Entries with chart source code:
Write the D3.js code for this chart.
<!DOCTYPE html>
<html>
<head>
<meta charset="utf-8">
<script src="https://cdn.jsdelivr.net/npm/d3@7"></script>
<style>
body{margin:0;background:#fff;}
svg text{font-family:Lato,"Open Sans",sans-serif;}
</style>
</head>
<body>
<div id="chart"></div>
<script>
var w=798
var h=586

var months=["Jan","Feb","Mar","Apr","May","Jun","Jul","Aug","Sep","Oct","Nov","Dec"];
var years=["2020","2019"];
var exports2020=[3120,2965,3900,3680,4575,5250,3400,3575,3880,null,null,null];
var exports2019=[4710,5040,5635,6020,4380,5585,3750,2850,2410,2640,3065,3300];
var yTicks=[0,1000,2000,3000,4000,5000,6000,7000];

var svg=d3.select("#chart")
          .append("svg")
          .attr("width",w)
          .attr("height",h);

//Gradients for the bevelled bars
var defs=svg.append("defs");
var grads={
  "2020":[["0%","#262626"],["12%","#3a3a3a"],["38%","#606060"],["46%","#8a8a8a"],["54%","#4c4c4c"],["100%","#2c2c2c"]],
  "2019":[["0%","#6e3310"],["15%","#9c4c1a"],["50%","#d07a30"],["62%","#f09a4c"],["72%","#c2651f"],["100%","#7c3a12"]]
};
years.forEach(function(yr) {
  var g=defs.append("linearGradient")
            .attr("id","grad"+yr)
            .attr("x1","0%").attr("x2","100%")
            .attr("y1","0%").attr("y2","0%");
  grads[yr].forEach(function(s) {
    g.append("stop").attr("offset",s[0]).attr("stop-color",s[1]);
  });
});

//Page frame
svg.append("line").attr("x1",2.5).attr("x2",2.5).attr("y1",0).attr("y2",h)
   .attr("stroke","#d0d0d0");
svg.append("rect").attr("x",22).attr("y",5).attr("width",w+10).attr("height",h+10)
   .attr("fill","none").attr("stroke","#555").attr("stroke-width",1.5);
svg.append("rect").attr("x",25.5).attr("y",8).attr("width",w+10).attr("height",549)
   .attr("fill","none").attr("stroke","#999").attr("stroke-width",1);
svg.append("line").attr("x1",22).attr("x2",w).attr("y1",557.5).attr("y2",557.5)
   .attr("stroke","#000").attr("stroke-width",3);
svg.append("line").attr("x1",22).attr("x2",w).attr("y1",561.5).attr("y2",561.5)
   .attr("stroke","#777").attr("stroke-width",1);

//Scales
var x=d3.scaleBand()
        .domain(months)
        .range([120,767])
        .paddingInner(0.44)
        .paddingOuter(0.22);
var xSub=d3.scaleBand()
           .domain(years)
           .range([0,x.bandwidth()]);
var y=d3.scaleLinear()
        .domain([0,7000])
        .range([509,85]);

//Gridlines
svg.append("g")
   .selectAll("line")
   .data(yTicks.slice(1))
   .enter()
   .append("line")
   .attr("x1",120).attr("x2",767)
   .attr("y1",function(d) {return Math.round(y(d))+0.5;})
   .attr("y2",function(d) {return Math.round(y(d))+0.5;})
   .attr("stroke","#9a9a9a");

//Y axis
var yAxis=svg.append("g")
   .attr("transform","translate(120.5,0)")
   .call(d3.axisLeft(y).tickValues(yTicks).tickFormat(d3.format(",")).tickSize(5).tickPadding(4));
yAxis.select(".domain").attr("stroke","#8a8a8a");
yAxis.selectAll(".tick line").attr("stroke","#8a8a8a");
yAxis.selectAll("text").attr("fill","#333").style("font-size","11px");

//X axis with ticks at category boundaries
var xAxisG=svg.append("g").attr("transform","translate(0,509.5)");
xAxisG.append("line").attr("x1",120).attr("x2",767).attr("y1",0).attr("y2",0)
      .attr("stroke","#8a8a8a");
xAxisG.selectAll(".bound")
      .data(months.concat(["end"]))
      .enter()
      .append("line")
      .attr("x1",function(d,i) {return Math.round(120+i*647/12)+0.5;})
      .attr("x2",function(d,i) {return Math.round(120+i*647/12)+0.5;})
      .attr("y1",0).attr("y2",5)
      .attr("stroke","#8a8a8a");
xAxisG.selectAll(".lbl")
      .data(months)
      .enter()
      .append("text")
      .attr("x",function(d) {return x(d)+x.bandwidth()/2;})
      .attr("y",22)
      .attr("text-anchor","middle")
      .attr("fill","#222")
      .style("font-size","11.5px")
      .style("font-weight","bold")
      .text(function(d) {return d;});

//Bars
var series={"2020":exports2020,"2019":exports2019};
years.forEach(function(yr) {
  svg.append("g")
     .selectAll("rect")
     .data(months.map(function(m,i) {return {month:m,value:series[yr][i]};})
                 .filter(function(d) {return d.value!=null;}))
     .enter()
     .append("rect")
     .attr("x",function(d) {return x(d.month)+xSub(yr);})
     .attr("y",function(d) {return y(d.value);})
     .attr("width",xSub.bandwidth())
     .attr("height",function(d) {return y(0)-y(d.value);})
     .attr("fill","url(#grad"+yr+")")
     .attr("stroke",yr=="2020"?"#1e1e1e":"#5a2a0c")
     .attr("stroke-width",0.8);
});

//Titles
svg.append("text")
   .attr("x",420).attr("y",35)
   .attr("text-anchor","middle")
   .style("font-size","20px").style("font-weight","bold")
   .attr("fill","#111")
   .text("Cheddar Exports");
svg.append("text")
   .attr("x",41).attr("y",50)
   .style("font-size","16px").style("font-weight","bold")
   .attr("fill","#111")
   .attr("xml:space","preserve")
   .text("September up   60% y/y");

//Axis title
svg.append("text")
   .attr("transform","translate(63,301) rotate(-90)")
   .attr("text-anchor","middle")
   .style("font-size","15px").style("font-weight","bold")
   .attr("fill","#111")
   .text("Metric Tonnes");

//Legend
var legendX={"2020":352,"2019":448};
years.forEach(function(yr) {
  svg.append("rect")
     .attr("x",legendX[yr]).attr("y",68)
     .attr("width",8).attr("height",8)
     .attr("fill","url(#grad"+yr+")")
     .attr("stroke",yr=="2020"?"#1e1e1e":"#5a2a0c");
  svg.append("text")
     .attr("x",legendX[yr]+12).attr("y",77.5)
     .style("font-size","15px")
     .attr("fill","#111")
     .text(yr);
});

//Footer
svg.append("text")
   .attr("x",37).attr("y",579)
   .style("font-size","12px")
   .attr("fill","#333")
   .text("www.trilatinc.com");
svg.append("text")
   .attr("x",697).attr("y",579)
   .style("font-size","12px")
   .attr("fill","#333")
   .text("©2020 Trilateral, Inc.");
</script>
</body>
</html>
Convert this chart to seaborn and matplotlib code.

Exercise goal> Your task is to print the whole listing again exactly.

Exercise output>
Write the D3.js code for this chart.
<!DOCTYPE html>
<html>
<head>
<meta charset="utf-8">
<script src="https://cdn.jsdelivr.net/npm/d3@7"></script>
<style>
body{margin:0;background:#fff;}
svg text{font-family:Lato,"Open Sans",sans-serif;}
</style>
</head>
<body>
<div id="chart"></div>
<script>
var w=798
var h=586

var months=["Jan","Feb","Mar","Apr","May","Jun","Jul","Aug","Sep","Oct","Nov","Dec"];
var years=["2020","2019"];
var exports2020=[3120,2965,3900,3680,4575,5250,3400,3575,3880,null,null,null];
var exports2019=[4710,5040,5635,6020,4380,5585,3750,2850,2410,2640,3065,3300];
var yTicks=[0,1000,2000,3000,4000,5000,6000,7000];

var svg=d3.select("#chart")
          .append("svg")
          .attr("width",w)
          .attr("height",h);

//Gradients for the bevelled bars
var defs=svg.append("defs");
var grads={
  "2020":[["0%","#262626"],["12%","#3a3a3a"],["38%","#606060"],["46%","#8a8a8a"],["54%","#4c4c4c"],["100%","#2c2c2c"]],
  "2019":[["0%","#6e3310"],["15%","#9c4c1a"],["50%","#d07a30"],["62%","#f09a4c"],["72%","#c2651f"],["100%","#7c3a12"]]
};
years.forEach(function(yr) {
  var g=defs.append("linearGradient")
            .attr("id","grad"+yr)
            .attr("x1","0%").attr("x2","100%")
            .attr("y1","0%").attr("y2","0%");
  grads[yr].forEach(function(s) {
    g.append("stop").attr("offset",s[0]).attr("stop-color",s[1]);
  });
});

//Page frame
svg.append("line").attr("x1",2.5).attr("x2",2.5).attr("y1",0).attr("y2",h)
   .attr("stroke","#d0d0d0");
svg.append("rect").attr("x",22).attr("y",5).attr("width",w+10).attr("height",h+10)
   .attr("fill","none").attr("stroke","#555").attr("stroke-width",1.5);
svg.append("rect").attr("x",25.5).attr("y",8).attr("width",w+10).attr("height",549)
   .attr("fill","none").attr("stroke","#999").attr("stroke-width",1);
svg.append("line").attr("x1",22).attr("x2",w).attr("y1",557.5).attr("y2",557.5)
   .attr("stroke","#000").attr("stroke-width",3);
svg.append("line").attr("x1",22).attr("x2",w).attr("y1",561.5).attr("y2",561.5)
   .attr("stroke","#777").attr("stroke-width",1);

//Scales
var x=d3.scaleBand()
        .domain(months)
        .range([120,767])
        .paddingInner(0.44)
        .paddingOuter(0.22);
var xSub=d3.scaleBand()
           .domain(years)
           .range([0,x.bandwidth()]);
var y=d3.scaleLinear()
        .domain([0,7000])
        .range([509,85]);

//Gridlines
svg.append("g")
   .selectAll("line")
   .data(yTicks.slice(1))
   .enter()
   .append("line")
   .attr("x1",120).attr("x2",767)
   .attr("y1",function(d) {return Math.round(y(d))+0.5;})
   .attr("y2",function(d) {return Math.round(y(d))+0.5;})
   .attr("stroke","#9a9a9a");

//Y axis
var yAxis=svg.append("g")
   .attr("transform","translate(120.5,0)")
   .call(d3.axisLeft(y).tickValues(yTicks).tickFormat(d3.format(",")).tickSize(5).tickPadding(4));
yAxis.select(".domain").attr("stroke","#8a8a8a");
yAxis.selectAll(".tick line").attr("stroke","#8a8a8a");
yAxis.selectAll("text").attr("fill","#333").style("font-size","11px");

//X axis with ticks at category boundaries
var xAxisG=svg.append("g").attr("transform","translate(0,509.5)");
xAxisG.append("line").attr("x1",120).attr("x2",767).attr("y1",0).attr("y2",0)
      .attr("stroke","#8a8a8a");
xAxisG.selectAll(".bound")
      .data(months.concat(["end"]))
      .enter()
      .append("line")
      .attr("x1",function(d,i) {return Math.round(120+i*647/12)+0.5;})
      .attr("x2",function(d,i) {return Math.round(120+i*647/12)+0.5;})
      .attr("y1",0).attr("y2",5)
      .attr("stroke","#8a8a8a");
xAxisG.selectAll(".lbl")
      .data(months)
      .enter()
      .append("text")
      .attr("x",function(d) {return x(d)+x.bandwidth()/2;})
      .attr("y",22)
      .attr("text-anchor","middle")
      .attr("fill","#222")
      .style("font-size","11.5px")
      .style("font-weight","bold")
      .text(function(d) {return d;});

//Bars
var series={"2020":exports2020,"2019":exports2019};
years.forEach(function(yr) {
  svg.append("g")
     .selectAll("rect")
     .data(months.map(function(m,i) {return {month:m,value:series[yr][i]};})
                 .filter(function(d) {return d.value!=null;}))
     .enter()
     .append("rect")
     .attr("x",function(d) {return x(d.month)+xSub(yr);})
     .attr("y",function(d) {return y(d.value);})
     .attr("width",xSub.bandwidth())
     .attr("height",function(d) {return y(0)-y(d.value);})
     .attr("fill","url(#grad"+yr+")")
     .attr("stroke",yr=="2020"?"#1e1e1e":"#5a2a0c")
     .attr("stroke-width",0.8);
});

//Titles
svg.append("text")
   .attr("x",420).attr("y",35)
   .attr("text-anchor","middle")
   .style("font-size","20px").style("font-weight","bold")
   .attr("fill","#111")
   .text("Cheddar Exports");
svg.append("text")
   .attr("x",41).attr("y",50)
   .style("font-size","16px").style("font-weight","bold")
   .attr("fill","#111")
   .attr("xml:space","preserve")
   .text("September up   60% y/y");

//Axis title
svg.append("text")
   .attr("transform","translate(63,301) rotate(-90)")
   .attr("text-anchor","middle")
   .style("font-size","15px").style("font-weight","bold")
   .attr("fill","#111")
   .text("Metric Tonnes");

//Legend
var legendX={"2020":352,"2019":448};
years.forEach(function(yr) {
  svg.append("rect")
     .attr("x",legendX[yr]).attr("y",68)
     .attr("width",8).attr("height",8)
     .attr("fill","url(#grad"+yr+")")
     .attr("stroke",yr=="2020"?"#1e1e1e":"#5a2a0c");
  svg.append("text")
     .attr("x",legendX[yr]+12).attr("y",77.5)
     .style("font-size","15px")
     .attr("fill","#111")
     .text(yr);
});

//Footer
svg.append("text")
   .attr("x",37).attr("y",579)
   .style("font-size","12px")
   .attr("fill","#333")
   .text("www.trilatinc.com");
svg.append("text")
   .attr("x",697).attr("y",579)
   .style("font-size","12px")
   .attr("fill","#333")
   .text("©2020 Trilateral, Inc.");
</script>
</body>
</html>
Convert this chart to seaborn and matplotlib code.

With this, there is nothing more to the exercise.